We suggest a practical algorithm based on the literature data and our clinical experience (Figure 3) that should be adopted as a guide in the management of this clinical scenario.

5. Conclusions

Facial paralysis is a very rare complication of AOM. First-line treatment should always be conservative and based on the use of antibiotics (specially on beta-lactam antibiotics as penicillins or cephalosporins). Corticosteroids should be used concomitantly for their anti-inflammatory and neuroprotective actions. However, there is no unanimity between authors about their application, and further studies are needed to clarify their possible role in this scenario. Myringotomy, with or without ventilation tube insertion, must be performed as the first-choice surgical procedure due to its diagnostic and therapeutic actions. Conservative treatment can be sufficient for complete recovery in most patients. Other kinds of surgery should be performed only in patients who have a worsening of their AOM symptoms or a worsening in HB score even with clinical treatment. Further studies are needed to clarify the role of mastoidectomy with facial nerve decompression in this clinical scenario.

6. Limitations

The present study was subjected to all limitations of work surrounding rare clinical scenarios. As FNP in pediatric AOM is a very rare condition, we included in our work a small number of studies and patients.

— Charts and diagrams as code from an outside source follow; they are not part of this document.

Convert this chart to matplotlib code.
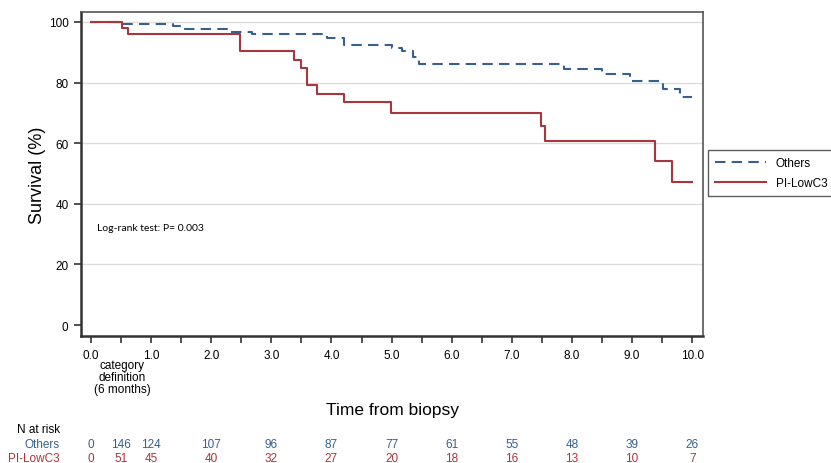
import numpy as np
import matplotlib.pyplot as plt
import matplotlib.transforms as mtransforms

plt.rcParams['font.family'] = ['Liberation Sans', 'DejaVu Sans']

# Kaplan-Meier step data (time in years, survival in %)
t_others = [0, 0.51, 1.37, 1.56, 2.31, 2.68, 3.92, 4.2, 5.0, 5.17, 5.36, 5.45, 7.86, 8.5, 8.97, 9.52, 9.8, 10.0]
s_others = [100, 99.3, 98.6, 97.7, 96.6, 95.9, 94.6, 92.4, 91.4, 90.3, 88.3, 86.2, 84.5, 83.0, 80.6, 78.0, 75.4, 75.4]

t_low = [0, 0.51, 0.62, 2.48, 3.38, 3.5, 3.59, 3.76, 4.2, 4.99, 7.48, 7.55, 9.38, 9.66, 10.0]
s_low = [100, 98.0, 96.0, 90.5, 87.6, 84.8, 79.2, 76.2, 73.6, 70.1, 65.6, 60.8, 54.0, 47.3, 47.3]

risk_times = [0, 0.5, 1, 2, 3, 4, 5, 6, 7, 8, 9, 10]
risk_others = [0, 146, 124, 107, 96, 87, 77, 61, 55, 48, 39, 26]
risk_low = [0, 51, 45, 40, 32, 27, 20, 18, 16, 13, 10, 7]

c_others = '#35608f'
c_low = '#a8363d'

fig = plt.figure(figsize=(8.31, 4.64), dpi=100)
ax = fig.add_axes([0.0975, 0.2737, 0.7485, 0.6983])

ax.step(t_others, s_others, where='post', color=c_others, lw=1.5,
        linestyle=(0, (5, 3)), label='Others')
ax.step(t_low, s_low, where='post', color=c_low, lw=1.5, label='PI-LowC3')

ax.set_xlim(-0.166, 10.18)
ax.set_ylim(-3.6, 103.3)
ax.set_yticks([0, 20, 40, 60, 80, 100])
ax.set_xticks(np.arange(0, 10.5, 0.5))
ax.set_xticklabels(['%.1f' % v if v == int(v) else '' for v in np.arange(0, 10.5, 0.5)])
for y in [20, 40, 60, 80, 100]:
    ax.axhline(y, color='#dcdcdc', lw=1, zorder=0)
ax.tick_params(labelsize=8.5, length=5, width=1.2, color='#333333', pad=4)
for sp in ['left', 'bottom']:
    ax.spines[sp].set_linewidth(1.8)
    ax.spines[sp].set_color('#333333')
for sp in ['top', 'right']:
    ax.spines[sp].set_linewidth(1.2)
    ax.spines[sp].set_color('#555555')

ax.set_ylabel('Survival (%)', fontsize=13, labelpad=2)
ax.text(0.1, 31.5, 'Log-rank test: P= 0.003', fontsize=7.5, family=['Lato', 'DejaVu Sans'])

fig.text(122 / 831, 1 - 378 / 464, 'category\ndefinition\n(6 months)', ha='center', va='center',
         fontsize=8.5, linespacing=0.95)
fig.text(392 / 831, 1 - 411 / 464, 'Time from biopsy', ha='center', va='center', fontsize=12.5)

leg = fig.legend(loc='center left', bbox_to_anchor=(708 / 831, 1 - 174 / 464), frameon=True,
                 fancybox=False, edgecolor='#333333', fontsize=8.5, handlelength=4.3,
                 borderpad=0.6, labelspacing=0.7, handletextpad=0.85, borderaxespad=0)
leg.get_frame().set_linewidth(1.0)

# risk table
trans = mtransforms.blended_transform_factory(ax.transData, fig.transFigure)
fig.text(60 / 831, 1 - 430 / 464, 'N at risk', ha='right', va='center', fontsize=8.5)
fig.text(60 / 831, 1 - 445 / 464, 'Others', ha='right', va='center', fontsize=8.5, color=c_others)
fig.text(60 / 831, 1 - 459 / 464, 'PI-LowC3', ha='right', va='center', fontsize=8.5, color=c_low)
for t, a, b in zip(risk_times, risk_others, risk_low):
    ax.text(t, 1 - 445 / 464, str(a), transform=trans, ha='center', va='center',
            fontsize=8.5, color=c_others, clip_on=False)
    ax.text(t, 1 - 459 / 464, str(b), transform=trans, ha='center', va='center',
            fontsize=8.5, color=c_low, clip_on=False)

plt.savefig('out.png', dpi=100)
plt.close()
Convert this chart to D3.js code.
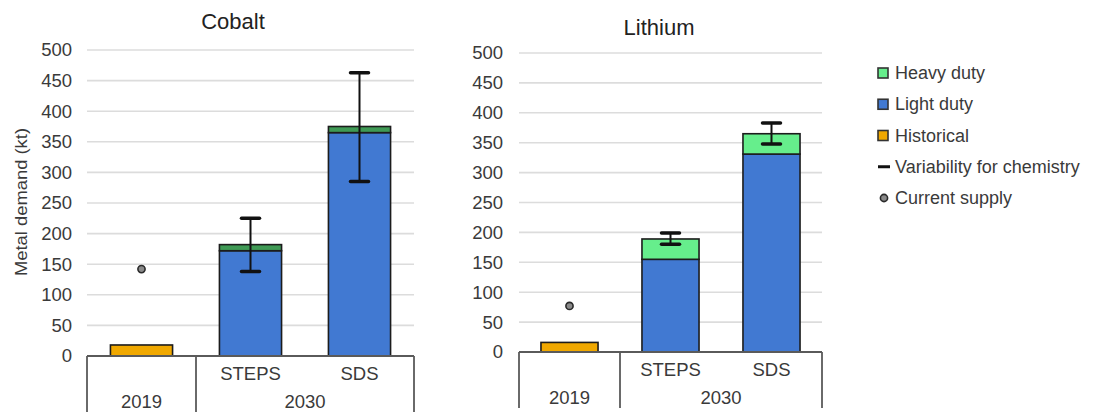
<!DOCTYPE html>
<html>
<head>
<meta charset="utf-8">
<script src="https://cdn.jsdelivr.net/npm/d3@7"></script>
<style>
  html, body { margin: 0; padding: 0; background: #fff; }
  svg { display: block; font-family: "Liberation Sans", Arial, sans-serif; }
</style>
</head>
<body>
<svg id="chart" width="1098" height="415"></svg>
<script>
// ---- data ----
const categories = ["2019", "STEPS", "SDS"];
const groupLabels = ["2019", "2030"];
const yTicks = [0, 50, 100, 150, 200, 250, 300, 350, 400, 450, 500];

const cobaltHistorical = [18, 0, 0];
const cobaltLightDuty  = [0, 172, 365];
const cobaltHeavyDuty  = [0, 10, 10];
const cobaltVarLow     = [null, 138, 285];
const cobaltVarHigh    = [null, 225, 463];
const cobaltSupply     = [142, null, null];

const lithiumHistorical = [16, 0, 0];
const lithiumLightDuty  = [0, 155, 331];
const lithiumHeavyDuty  = [0, 34, 34];
const lithiumVarLow     = [null, 180, 348];
const lithiumVarHigh    = [null, 199, 383];
const lithiumSupply     = [77, null, null];

const legendItems = ["Heavy duty", "Light duty", "Historical", "Variability for chemistry", "Current supply"];

// ---- styles ----
const colors = { historical: "#f0a800", light: "#4179d2", heavy: "#66ee8c", heavyDark: "#3f9a55" };
const textColor = "#3a3a3a";

const svg = d3.select("#chart");

function drawPanel(cfg) {
  const g = svg.append("g");
  const x = d3.scaleBand().domain(categories).range([cfg.x0, cfg.x1]).padding(0);
  const y = d3.scaleLinear().domain([0, 500]).range([cfg.yBase, cfg.yTop]);
  const bw = x.bandwidth() * cfg.barFrac;
  const cx = c => x(c) + x.bandwidth() / 2;

  // gridlines
  g.append("g").selectAll("line").data(yTicks.filter(t => t > 0)).join("line")
    .attr("x1", cfg.x0).attr("x2", cfg.x1)
    .attr("y1", d => y(d)).attr("y2", d => y(d))
    .attr("stroke", "#dcdcdc").attr("stroke-width", 1.6);

  // y axis tick labels via d3 axis
  const axis = d3.axisLeft(y).tickValues(yTicks).tickSize(0).tickPadding(0);
  const ag = g.append("g").attr("transform", `translate(${cfg.labelRight},0)`).call(axis);
  ag.select(".domain").remove();
  ag.selectAll("text").attr("font-size", 18.5).attr("fill", textColor)
    .attr("font-family", "Liberation Sans, Arial, sans-serif");

  // stacked bars
  const stacks = categories.map((c, i) => {
    const parts = [];
    let base = 0;
    [[cfg.hist[i], colors.historical], [cfg.light[i], colors.light], [cfg.heavy[i], cfg.heavyColor]].forEach(([v, col]) => {
      if (v > 0) { parts.push({ c, y0: base, y1: base + v, col }); base += v; }
    });
    return parts;
  }).flat();

  g.append("g").selectAll("rect").data(stacks).join("rect")
    .attr("x", d => cx(d.c) - bw / 2)
    .attr("width", bw)
    .attr("y", d => y(d.y1))
    .attr("height", d => y(d.y0) - y(d.y1))
    .attr("fill", d => d.col)
    .attr("stroke", "#1c1c1c").attr("stroke-width", 1.6);

  // baseline & category separators
  const bot = cfg.yBase + 56;
  g.append("line").attr("x1", cfg.x0).attr("x2", cfg.x1).attr("y1", cfg.yBase).attr("y2", cfg.yBase)
    .attr("stroke", "#5a5a5a").attr("stroke-width", 1.8);
  const seps = [cfg.x0, x("STEPS"), cfg.x1];
  g.append("g").selectAll("line").data(seps).join("line")
    .attr("x1", d => d).attr("x2", d => d).attr("y1", cfg.yBase).attr("y2", bot)
    .attr("stroke", "#5a5a5a").attr("stroke-width", 1.8);

  // category labels
  g.append("g").selectAll("text").data(categories.slice(1)).join("text")
    .attr("x", d => cx(d)).attr("y", cfg.yBase + 17)
    .attr("text-anchor", "middle").attr("dominant-baseline", "central")
    .attr("font-size", 18.5).attr("fill", textColor).text(d => d);
  const groupX = [cx("2019"), (x("STEPS") + cfg.x1) / 2];
  g.append("g").selectAll("text").data(groupLabels).join("text")
    .attr("x", (d, i) => groupX[i]).attr("y", cfg.yBase + 45)
    .attr("text-anchor", "middle").attr("dominant-baseline", "central")
    .attr("font-size", 18.5).attr("fill", textColor).text(d => d);

  // error bars
  const errs = categories.map((c, i) => ({ c, lo: cfg.lo[i], hi: cfg.hi[i] })).filter(d => d.lo != null);
  const eg = g.append("g");
  eg.selectAll("line.v").data(errs).join("line").attr("class", "v")
    .attr("x1", d => cx(d.c)).attr("x2", d => cx(d.c))
    .attr("y1", d => y(d.lo)).attr("y2", d => y(d.hi))
    .attr("stroke", "#111").attr("stroke-width", 2);
  ["lo", "hi"].forEach(k => {
    eg.selectAll("line." + k).data(errs).join("line").attr("class", k)
      .attr("x1", d => cx(d.c) - 9).attr("x2", d => cx(d.c) + 9)
      .attr("y1", d => y(d[k])).attr("y2", d => y(d[k]))
      .attr("stroke", "#111").attr("stroke-width", 3.5).attr("stroke-linecap", "round");
  });

  // current supply
  const sup = categories.map((c, i) => ({ c, v: cfg.supply[i] })).filter(d => d.v != null);
  g.append("g").selectAll("circle").data(sup).join("circle")
    .attr("cx", d => cx(d.c)).attr("cy", d => y(d.v)).attr("r", 3.6)
    .attr("fill", "#8a8a8a").attr("stroke", "#2a2a2a").attr("stroke-width", 1.6);

  // title
  g.append("text").attr("x", cfg.titleX).attr("y", cfg.titleY)
    .attr("text-anchor", "middle").attr("font-size", 22).attr("fill", "#222").text(cfg.title);
}

drawPanel({
  title: "Cobalt", titleX: 233, titleY: 29,
  x0: 87, x1: 414, yBase: 356, yTop: 50, labelRight: 72, barFrac: 0.57,
  hist: cobaltHistorical, light: cobaltLightDuty, heavy: cobaltHeavyDuty,
  lo: cobaltVarLow, hi: cobaltVarHigh, supply: cobaltSupply, heavyColor: colors.heavyDark
});
drawPanel({
  title: "Lithium", titleX: 659, titleY: 35,
  x0: 519, x1: 822, yBase: 352, yTop: 53, labelRight: 503, barFrac: 0.565,
  hist: lithiumHistorical, light: lithiumLightDuty, heavy: lithiumHeavyDuty,
  lo: lithiumVarLow, hi: lithiumVarHigh, supply: lithiumSupply, heavyColor: colors.heavy
});

// y axis title
svg.append("text")
  .attr("transform", "translate(21,202) rotate(-90)")
  .attr("text-anchor", "middle").attr("dominant-baseline", "central")
  .attr("font-size", 17).attr("fill", textColor)
  .attr("textLength", 148).attr("lengthAdjust", "spacingAndGlyphs")
  .text("Metal demand (kt)");

// legend
const lg = svg.append("g");
const legendY = d3.scalePoint().domain(legendItems).range([73, 198]);
legendItems.forEach((name, i) => {
  const yy = legendY(name);
  if (i < 3) {
    const col = [colors.heavy, colors.light, colors.historical][i];
    lg.append("rect").attr("x", 878).attr("y", yy - 5).attr("width", 10).attr("height", 10)
      .attr("fill", col).attr("stroke", "#333").attr("stroke-width", 1.6);
  } else if (i === 3) {
    lg.append("line").attr("x1", 878).attr("x2", 890).attr("y1", yy).attr("y2", yy)
      .attr("stroke", "#111").attr("stroke-width", 3);
  } else {
    lg.append("circle").attr("cx", 884).attr("cy", yy).attr("r", 3.6)
      .attr("fill", "#8a8a8a").attr("stroke", "#2a2a2a").attr("stroke-width", 1.6);
  }
  lg.append("text").attr("x", 895).attr("y", yy).attr("dominant-baseline", "central")
    .attr("font-size", 18).attr("fill", textColor).text(name);
});
</script>
</body>
</html>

In addition, due to lack of specific data, it was not possible to determine what kinds of surgical treatment were received by nine of the patients with a final HB grade of II and the effectiveness of mastoidectomy plus facial nerve decompression in terms of FNP grade improvement. Although this study has its limitations, it is hoped that it can serve as a basis for further study in clarifying the optimal clinical management of this rare clinical scenario.